Nünning's life is also marked by intensive correspondences with numerous scholars and by his passion for numismatics. His extensive exchange of letters with book agents and booksellers plus the fact that he selectively purchased books from antiquarian catalogues prove his bibliophile inclinations. His old age Nünning spent at his countryseat Wieckinghoff where he died in 1753 at the age of 78.
Nünning's book collection
Nünning's library, which - according to his last will - was supposed to be made over to the then not yet established library of the Münster university, shows a distinct universality. The distribution of the languages the books are written in can be seen as one of the indications: 42 percent are in German, 46 percent in Latin, 6 percent in French, and considerable 6 percent in Dutch. In the end, Nünning was able to integrate more than 2,200 titles into his own catalogue. His collection focuses on historical and numismatical literature; the many juridical works must have belonged to his father's library. Since most of the books contain personal handwritten comments it is very likely that Nünning not only read all of them but - motivated by his academic urge - really worked through them. He also decorated them with his extravagantly designed ex libris which shows the motto »Dominus providebit« (The Lord takes precaution).
The collection: universality and specialism
The collection is as universal as its collector. It contains general literature as well as biographical (funeral sermons, letters, memoirs) and genealogical papers.

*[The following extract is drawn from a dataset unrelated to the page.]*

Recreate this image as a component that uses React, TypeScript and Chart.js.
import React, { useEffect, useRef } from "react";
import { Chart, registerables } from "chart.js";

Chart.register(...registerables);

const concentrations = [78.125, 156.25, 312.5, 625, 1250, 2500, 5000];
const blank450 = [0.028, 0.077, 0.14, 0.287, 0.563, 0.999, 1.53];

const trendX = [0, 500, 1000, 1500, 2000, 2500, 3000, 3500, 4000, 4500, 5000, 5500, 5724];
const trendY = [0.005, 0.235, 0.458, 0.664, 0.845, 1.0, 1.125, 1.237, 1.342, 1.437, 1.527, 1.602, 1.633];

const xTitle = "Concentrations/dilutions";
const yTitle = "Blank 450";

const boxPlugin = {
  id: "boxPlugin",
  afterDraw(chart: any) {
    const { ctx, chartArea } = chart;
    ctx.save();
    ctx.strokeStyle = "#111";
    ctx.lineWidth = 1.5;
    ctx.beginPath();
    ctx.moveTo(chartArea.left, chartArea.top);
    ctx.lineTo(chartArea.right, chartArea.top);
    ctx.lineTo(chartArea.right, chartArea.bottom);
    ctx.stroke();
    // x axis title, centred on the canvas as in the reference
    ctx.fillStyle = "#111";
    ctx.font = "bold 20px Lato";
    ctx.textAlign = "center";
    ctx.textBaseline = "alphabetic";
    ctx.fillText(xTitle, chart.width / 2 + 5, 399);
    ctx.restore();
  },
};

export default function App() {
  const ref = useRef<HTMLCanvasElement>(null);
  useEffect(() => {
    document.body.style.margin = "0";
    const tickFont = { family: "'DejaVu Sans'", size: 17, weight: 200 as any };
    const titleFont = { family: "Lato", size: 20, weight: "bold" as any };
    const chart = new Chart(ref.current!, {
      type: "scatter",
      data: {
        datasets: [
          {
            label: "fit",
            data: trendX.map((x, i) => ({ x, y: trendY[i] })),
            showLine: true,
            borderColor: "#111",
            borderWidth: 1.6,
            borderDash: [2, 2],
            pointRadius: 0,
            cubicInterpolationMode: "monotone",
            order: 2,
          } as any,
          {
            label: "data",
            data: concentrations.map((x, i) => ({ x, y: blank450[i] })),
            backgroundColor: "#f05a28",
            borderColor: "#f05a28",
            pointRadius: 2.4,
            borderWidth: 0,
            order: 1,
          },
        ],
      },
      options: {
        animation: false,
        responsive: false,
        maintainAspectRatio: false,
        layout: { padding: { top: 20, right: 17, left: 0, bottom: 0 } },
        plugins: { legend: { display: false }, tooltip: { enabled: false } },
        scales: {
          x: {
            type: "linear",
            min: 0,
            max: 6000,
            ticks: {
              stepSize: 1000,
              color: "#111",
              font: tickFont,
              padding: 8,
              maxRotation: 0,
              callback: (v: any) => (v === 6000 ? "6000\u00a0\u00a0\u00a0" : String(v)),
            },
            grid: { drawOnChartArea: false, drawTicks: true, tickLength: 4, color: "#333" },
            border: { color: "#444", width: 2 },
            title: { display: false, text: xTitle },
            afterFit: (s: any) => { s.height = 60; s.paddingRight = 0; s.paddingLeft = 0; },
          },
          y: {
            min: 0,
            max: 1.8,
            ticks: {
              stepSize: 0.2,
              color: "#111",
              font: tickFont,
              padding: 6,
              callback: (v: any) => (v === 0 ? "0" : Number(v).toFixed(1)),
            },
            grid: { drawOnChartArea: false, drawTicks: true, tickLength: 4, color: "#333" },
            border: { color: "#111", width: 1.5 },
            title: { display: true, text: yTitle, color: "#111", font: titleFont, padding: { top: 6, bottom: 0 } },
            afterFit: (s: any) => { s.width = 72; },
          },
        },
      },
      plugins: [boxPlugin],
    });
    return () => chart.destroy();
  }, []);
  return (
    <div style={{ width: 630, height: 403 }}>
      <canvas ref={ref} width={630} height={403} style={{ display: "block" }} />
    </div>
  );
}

History (including its subdisciplines numismatics, heraldry, diplomatics, chronology, and rhetoric) clearly stands out, also all literature about customs and traditions, religion, food and drink, fashion and courtesy, about magic and Freemansonry. Church history and canon law can doubtlessly be considered to have interested him in the theological field. The same is true for dogmatics and moral theology, political science and constitutional law. The collection also includes gardening, horsemanship, hunting, forestry, and fishing. His possession of books about the study of literature (rhetoric, poetics, stylistics), travel diaries, works about natural history, and copies of classics in Latin is comparably extensive.
The Microfiche Edition
The microfiche edition features rare works about cultural history because they present valuable insights for every researcher. This is especially true for scholars focusing on historical and ethnical matters. By doing this, this edition offers numerous printings worth being conserved and makes them available to the public. They focus on customs and traditions, on magic, cabalism on one hand and on biographies, funeral sermons (including biographical appendixes) and and genealogical literature.